Anyway, I just got finished reading
Dragon Keeper today. I started reading it while waiting for a certain event that never quite came to fruition, and then... well, I just kept reading it. Robin Hobb has a peculiar effect on me when I read her stuff: I tend to gloss over any problems, and thoroughly enjoy myself when I read her books. All of her characters are so
human, or rather, all of her characters are so
lifelike. (I wouldn't describe the animals she writes as humans, they are remarkably animal-like in their psychology) Some are more sympathetic than others, but all of her characters have moments where you want to reach through the pages, and shake them by the necks because they refuse to be anything but people. I know some people would have problems with this style of writing, but I very much enjoy seeing such a great reflection of reality in the midst of a fantastic world. I love to hate it, and this is why I read fantasy. Robin Hobb, and authors like her, are why I read fantasy.

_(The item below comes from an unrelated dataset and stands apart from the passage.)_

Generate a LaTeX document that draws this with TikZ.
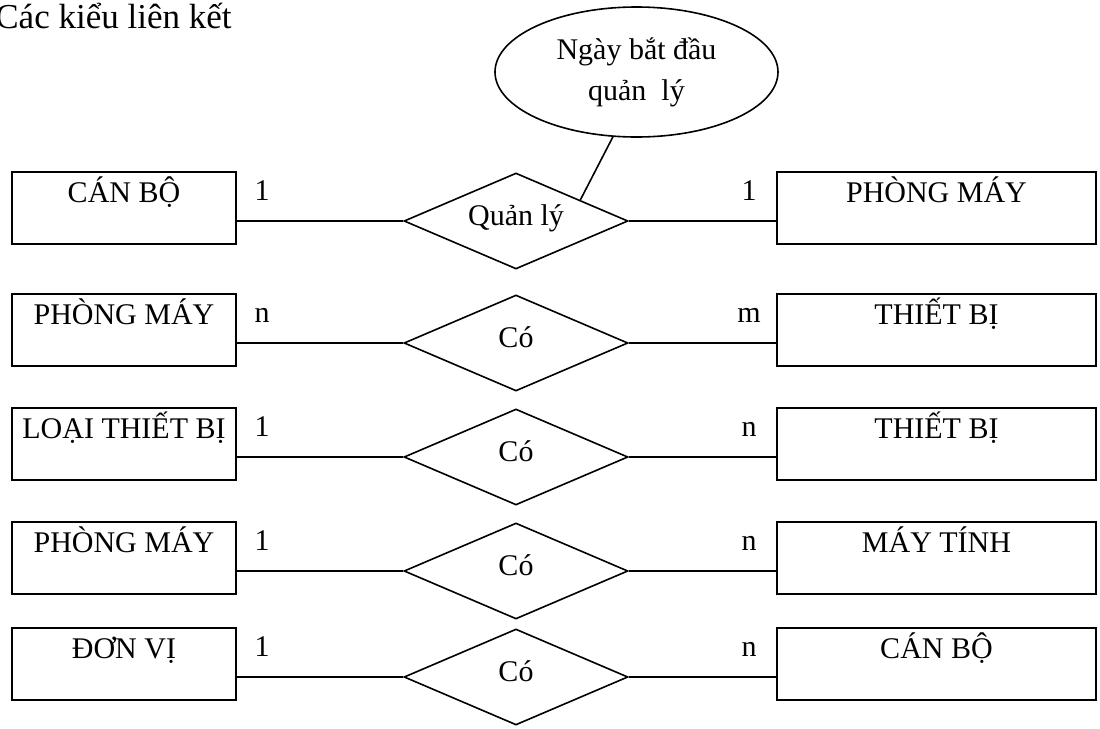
\documentclass[tikz,border=0pt]{standalone}
\usepackage{fontspec}
\setmainfont{Liberation Serif}
\usetikzlibrary{shapes.geometric,calc}

\begin{document}
\begin{tikzpicture}[x=0.5pt, y=-0.5pt,
  every node/.style={font=\fontsize{15}{18}\selectfont},
  entity/.style={draw, line width=0.8pt, rectangle, inner sep=0pt,
    text height=15pt, text depth=21pt, minimum width=112pt},
  wentity/.style={entity, minimum width=159.5pt},
  relation/.style={draw, line width=0.8pt, diamond, aspect=2.333, inner sep=0pt,
    minimum width=112pt, minimum height=48pt, text height=10pt, text depth=6pt},
  attribute/.style={draw, line width=0.8pt, ellipse, inner sep=0pt,
    minimum width=141.5pt, minimum height=65pt, align=center},
  card/.style={anchor=base, inner sep=0pt},
  link/.style={line width=0.8pt}]

\useasboundingbox (0,0) rectangle (1100,729);

% heading, partly cut off by the page edge
\node[anchor=base west, inner sep=0pt, font=\fontsize{17.5}{20}\selectfont]
  (title) at (-5,28) {Các kiểu liên kết};

% attribute of the first relationship
\node[attribute] (attr) at (636.5,72) {Ngày bắt đầu\\[2.5pt]quản\ \ lý};

% row 1
\node[entity]   (l1) at (124,208)   {CÁN BỘ};
\node[wentity]  (r1) at (936.5,208) {PHÒNG MÁY};
\node[relation] (d1) at (516,221)   {Quản lý};
\node[card] (cl1) at (262,200) {1};
\node[card] (cr1) at (749,200) {1};
\draw[link] (d1.west) -- (d1.west -| l1.east);
\draw[link] (d1.east) -- (d1.east -| r1.west);
\draw[link] (attr.250) -- ($(d1.north)!0.57!(d1.east)$);

% row 2
\node[entity]   (l2) at (124,330)   {PHÒNG MÁY};
\node[wentity]  (r2) at (936.5,330) {THIẾT BỊ};
\node[relation] (d2) at (516,343)   {Có};
\node[card] (cl2) at (262,322) {n};
\node[card] (cr2) at (749,322) {m};
\draw[link] (d2.west) -- (d2.west -| l2.east);
\draw[link] (d2.east) -- (d2.east -| r2.west);

% row 3
\node[entity]   (l3) at (124,444)   {LOẠI THIẾT BỊ};
\node[wentity]  (r3) at (936.5,444) {THIẾT BỊ};
\node[relation] (d3) at (516,457)   {Có};
\node[card] (cl3) at (262,436) {1};
\node[card] (cr3) at (749,436) {n};
\draw[link] (d3.west) -- (d3.west -| l3.east);
\draw[link] (d3.east) -- (d3.east -| r3.west);

% row 4
\node[entity]   (l4) at (124,558)   {PHÒNG MÁY};
\node[wentity]  (r4) at (936.5,558) {MÁY TÍNH};
\node[relation] (d4) at (516,571)   {Có};
\node[card] (cl4) at (262,550) {1};
\node[card] (cr4) at (749,550) {n};
\draw[link] (d4.west) -- (d4.west -| l4.east);
\draw[link] (d4.east) -- (d4.east -| r4.west);

% row 5
\node[entity]   (l5) at (124,664)   {ĐƠN VỊ};
\node[wentity]  (r5) at (936.5,664) {CÁN BỘ};
\node[relation] (d5) at (516,677)   {Có};
\node[card] (cl5) at (262,656) {1};
\node[card] (cr5) at (749,656) {n};
\draw[link] (d5.west) -- (d5.west -| l5.east);
\draw[link] (d5.east) -- (d5.east -| r5.west);
\end{tikzpicture}
\end{document}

It would stand to reason then, that I would like to
write like her. I would. Actually, being able to write so deeply from another's perspective is a goal of mine. I want to be able to write from the brain of a person who I believe is the deepest scum in the universe, and not make it into a caricature. I want to be able to write their arguments as if they were giving their very best, and the arguments that can't be easily dismissed. Those arguments that I ignore because I know there is truth to them but I don't want to admit that there is any part of them that could be right.
This is not what makes me sad. I can do this already. In fact, I can so thoroughly take on other perspectives that I can lose my own for some time. It's remarkably freeing, and a wonderfully emotional experience that I think everyone should try to experience at least once in their lives. Deep roleplaying is an experience to be savoured. It can also be very painful at times, but I tend to have some emotionally masochistic tendencies.
No, what makes me sad is the OTHER part of my writing. When I'm writing, I have to pull myself out of my great emotional roilings to describe the scene around the characters. My description of actions is well practiced. My description of appearances is somewhat stunted, but I can do some insightful things when the mood hits me. My description of SURROUNDINGS is abysmal. And if I want them to NOT be abysmal, I have to pull myself out of what I really want to be writing about. If you stop and really try to look for places in my writing, you will see that they are often hardly described at all, and if they are, they are only briefly mentioned before I move onto the things that are easier for me to write about. Sometimes,
sometimes, I get a narrative voice that can describe the surroundings well enough that it's passable. I've only written once of surroundings that I am proud of. I've been writing seriously enough for five years (and I've enjoyed writing for well over thirteen years), and this is still a problem for me.
And then I look at how Robin Hobb writes, and I look at how all the other authors I enjoy write... And I don't even compare. Scene setting is important, and I am missing a large part of what can enhance it.
I AM going to try practicing it more, as that's all I can do. This is just my observation that it is something that has made me sad today.